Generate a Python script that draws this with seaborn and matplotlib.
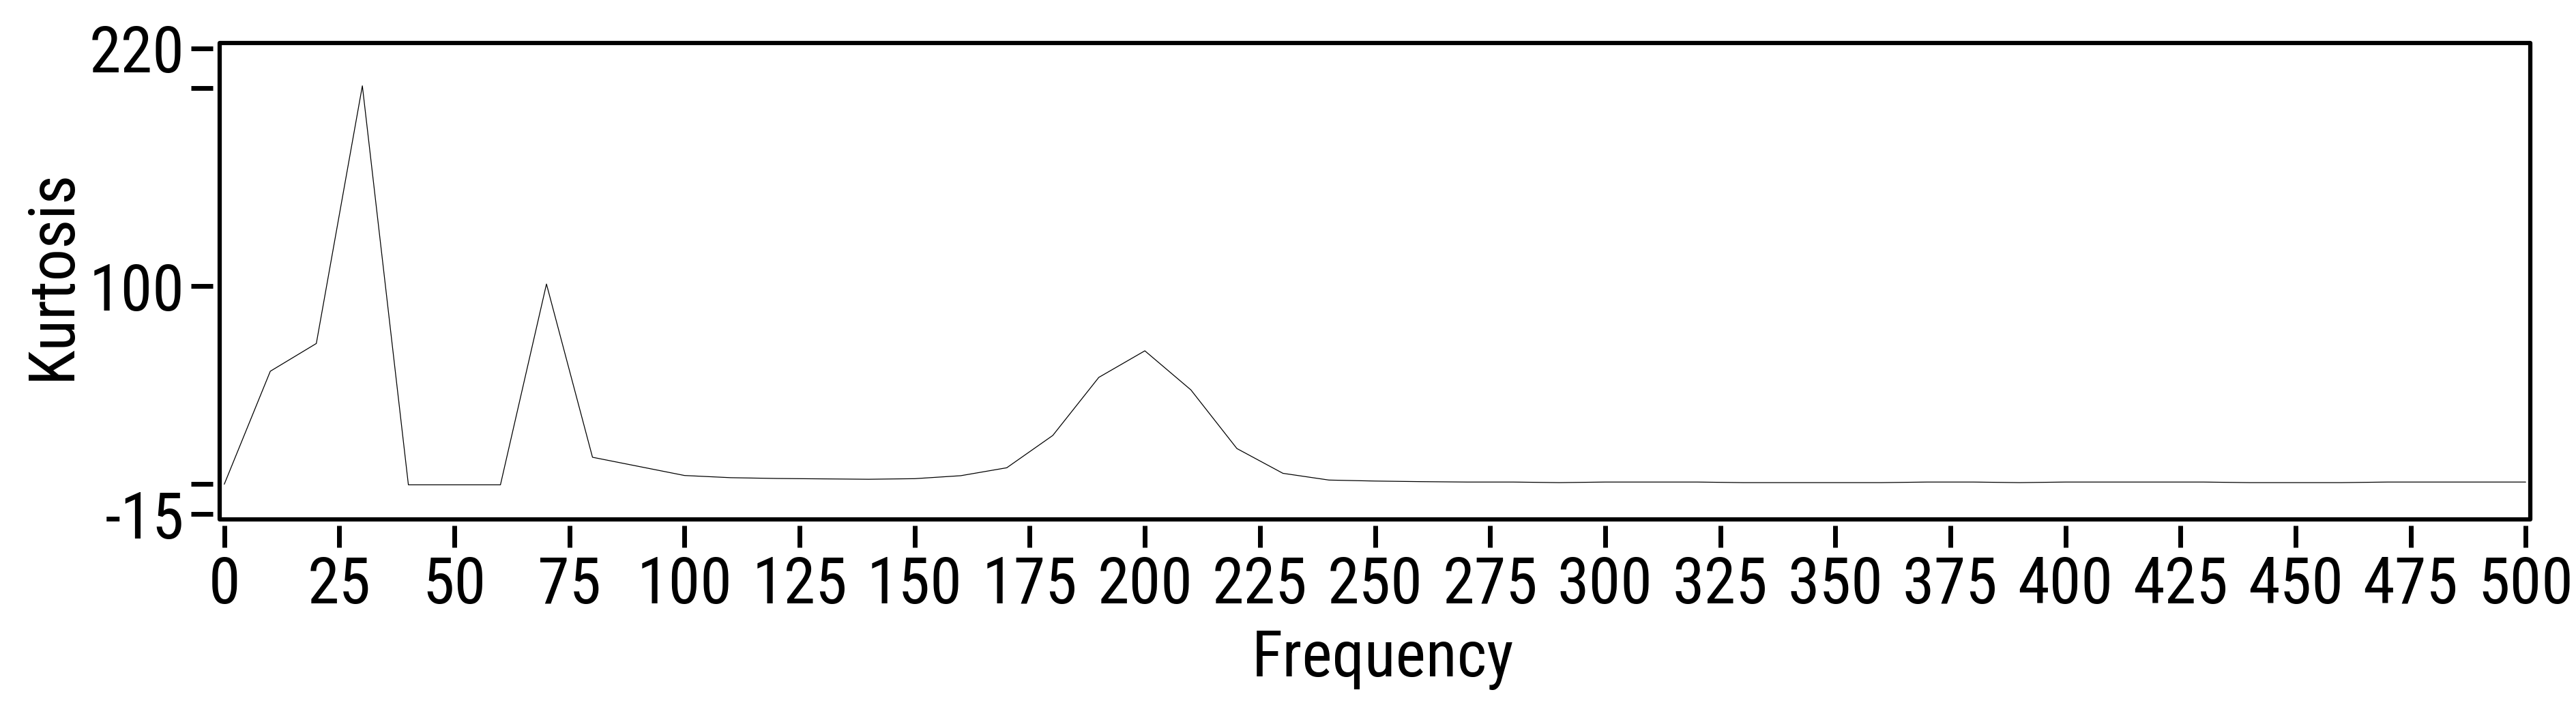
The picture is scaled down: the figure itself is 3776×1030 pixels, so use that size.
import matplotlib
matplotlib.use("Agg")
import matplotlib.pyplot as plt
import matplotlib.font_manager as fm
from matplotlib.patches import Rectangle
import seaborn as sns
import pandas as pd

# kurtosis per frequency
frequency = list(range(0, 501, 10))
kurtosis = [0.0, 57.0, 71.0, 201.0, -0.3, -0.3, -0.3, 101.0, 13.6, 9.0,
            4.4, 3.3, 2.9, 2.7, 2.5, 2.8, 4.3, 8.3, 24.6, 53.9,
            67.3, 47.6, 18.0, 5.5, 2.1, 1.6, 1.3, 1.1, 1.1, 0.8,
            1.1, 1.1, 1.1, 0.8, 0.8, 0.8, 0.8, 1.1, 1.1, 0.8,
            1.1, 1.1, 1.1, 1.1, 0.8, 0.8, 0.8, 1.1, 1.1, 1.1, 1.1]

x_ticks = list(range(0, 501, 25))
y_ticks = [220, 200, 100, 0, -15]
y_tick_labels = ['220', '', '100', '', '-15']


def pick_narrow_font():
    # the reference uses a narrow helvetica-like face; take the closest installed one
    prefs = ['Liberation Sans Narrow', 'Nimbus Sans Narrow', 'Arial Narrow',
             'Roboto Condensed', 'Noto Sans Condensed', 'Open Sans Condensed',
             'Noto Sans Display Condensed', 'DejaVu Sans Condensed']
    names = {f.name for f in fm.fontManager.ttflist}
    for p in prefs:
        if p in names:
            return p, 'normal'
    narrow = [f for f in fm.fontManager.ttflist
              if f.stretch in ('condensed', 'semi-condensed', 'extra-condensed', 'ultra-condensed')
              or (isinstance(f.stretch, int) and f.stretch < 500)]
    for p in ['Roboto', 'Noto Sans', 'Open Sans', 'Liberation Sans', 'DejaVu Sans']:
        if any(f.name == p for f in narrow):
            return p, 'condensed'
    return 'Liberation Sans', 'normal'


sns.set_style("white")
family, stretch = pick_narrow_font()
plt.rcParams['font.family'] = [family, 'DejaVu Sans']
plt.rcParams['font.stretch'] = stretch

W, H = 3776, 1030
fig = plt.figure(figsize=(W / 100, H / 100), dpi=100)
left, right, top, bottom = 322, 3709, 63, 761
ax = fig.add_axes([left / W, 1 - bottom / H, (right - left) / W, (bottom - top) / H])

df = pd.DataFrame({'Frequency': frequency, 'Kurtosis': kurtosis})
sns.lineplot(data=df, x='Frequency', y='Kurtosis', color='black', linewidth=0.9, ax=ax)

ax.set_xlim(-1, 501)
ax.set_ylim(-17.75, 222.6)

# box drawn on its own, ticks sit detached outside it
for s in ax.spines.values():
    s.set_visible(False)
ax.spines['left'].set_position(('outward', 7.2))
ax.spines['bottom'].set_position(('outward', 6.5))
ax.add_patch(Rectangle((0, 0), 1, 1, transform=ax.transAxes, fill=False,
                       edgecolor='black', linewidth=4.5, joinstyle='round',
                       clip_on=False, zorder=5))

ax.set_xticks(x_ticks)
ax.set_yticks(y_ticks)
ax.set_yticklabels(y_tick_labels)
ax.tick_params(axis='both', which='major', direction='out', length=23, width=5,
               color='black', labelsize=68, labelcolor='black',
               left=True, bottom=True)
ax.tick_params(axis='x', pad=8)
ax.tick_params(axis='y', pad=7)

ax.set_xlabel('Frequency', fontsize=68, color='black')
ax.set_ylabel('Kurtosis', fontsize=68, color='black')
ax.xaxis.set_label_coords(0.5035, (bottom - 921) / (bottom - top))
ax.yaxis.set_label_coords((122 - left) / (right - left), 0.513)

fig.savefig('out.png', dpi=100)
========================================
Reproduce the data above in full, exactly as it is, with the pictures left out.

### Solution to this exercise
Generate a Python script that draws this with seaborn and matplotlib.
The picture is scaled down: the figure itself is 3776×1030 pixels, so use that size.
import matplotlib
matplotlib.use("Agg")
import matplotlib.pyplot as plt
import matplotlib.font_manager as fm
from matplotlib.patches import Rectangle
import seaborn as sns
import pandas as pd

# kurtosis per frequency
frequency = list(range(0, 501, 10))
kurtosis = [0.0, 57.0, 71.0, 201.0, -0.3, -0.3, -0.3, 101.0, 13.6, 9.0,
            4.4, 3.3, 2.9, 2.7, 2.5, 2.8, 4.3, 8.3, 24.6, 53.9,
            67.3, 47.6, 18.0, 5.5, 2.1, 1.6, 1.3, 1.1, 1.1, 0.8,
            1.1, 1.1, 1.1, 0.8, 0.8, 0.8, 0.8, 1.1, 1.1, 0.8,
            1.1, 1.1, 1.1, 1.1, 0.8, 0.8, 0.8, 1.1, 1.1, 1.1, 1.1]

x_ticks = list(range(0, 501, 25))
y_ticks = [220, 200, 100, 0, -15]
y_tick_labels = ['220', '', '100', '', '-15']


def pick_narrow_font():
    # the reference uses a narrow helvetica-like face; take the closest installed one
    prefs = ['Liberation Sans Narrow', 'Nimbus Sans Narrow', 'Arial Narrow',
             'Roboto Condensed', 'Noto Sans Condensed', 'Open Sans Condensed',
             'Noto Sans Display Condensed', 'DejaVu Sans Condensed']
    names = {f.name for f in fm.fontManager.ttflist}
    for p in prefs:
        if p in names:
            return p, 'normal'
    narrow = [f for f in fm.fontManager.ttflist
              if f.stretch in ('condensed', 'semi-condensed', 'extra-condensed', 'ultra-condensed')
              or (isinstance(f.stretch, int) and f.stretch < 500)]
    for p in ['Roboto', 'Noto Sans', 'Open Sans', 'Liberation Sans', 'DejaVu Sans']:
        if any(f.name == p for f in narrow):
            return p, 'condensed'
    return 'Liberation Sans', 'normal'


sns.set_style("white")
family, stretch = pick_narrow_font()
plt.rcParams['font.family'] = [family, 'DejaVu Sans']
plt.rcParams['font.stretch'] = stretch

W, H = 3776, 1030
fig = plt.figure(figsize=(W / 100, H / 100), dpi=100)
left, right, top, bottom = 322, 3709, 63, 761
ax = fig.add_axes([left / W, 1 - bottom / H, (right - left) / W, (bottom - top) / H])

df = pd.DataFrame({'Frequency': frequency, 'Kurtosis': kurtosis})
sns.lineplot(data=df, x='Frequency', y='Kurtosis', color='black', linewidth=0.9, ax=ax)

ax.set_xlim(-1, 501)
ax.set_ylim(-17.75, 222.6)

# box drawn on its own, ticks sit detached outside it
for s in ax.spines.values():
    s.set_visible(False)
ax.spines['left'].set_position(('outward', 7.2))
ax.spines['bottom'].set_position(('outward', 6.5))
ax.add_patch(Rectangle((0, 0), 1, 1, transform=ax.transAxes, fill=False,
                       edgecolor='black', linewidth=4.5, joinstyle='round',
                       clip_on=False, zorder=5))

ax.set_xticks(x_ticks)
ax.set_yticks(y_ticks)
ax.set_yticklabels(y_tick_labels)
ax.tick_params(axis='both', which='major', direction='out', length=23, width=5,
               color='black', labelsize=68, labelcolor='black',
               left=True, bottom=True)
ax.tick_params(axis='x', pad=8)
ax.tick_params(axis='y', pad=7)

ax.set_xlabel('Frequency', fontsize=68, color='black')
ax.set_ylabel('Kurtosis', fontsize=68, color='black')
ax.xaxis.set_label_coords(0.5035, (bottom - 921) / (bottom - top))
ax.yaxis.set_label_coords((122 - left) / (right - left), 0.513)

fig.savefig('out.png', dpi=100)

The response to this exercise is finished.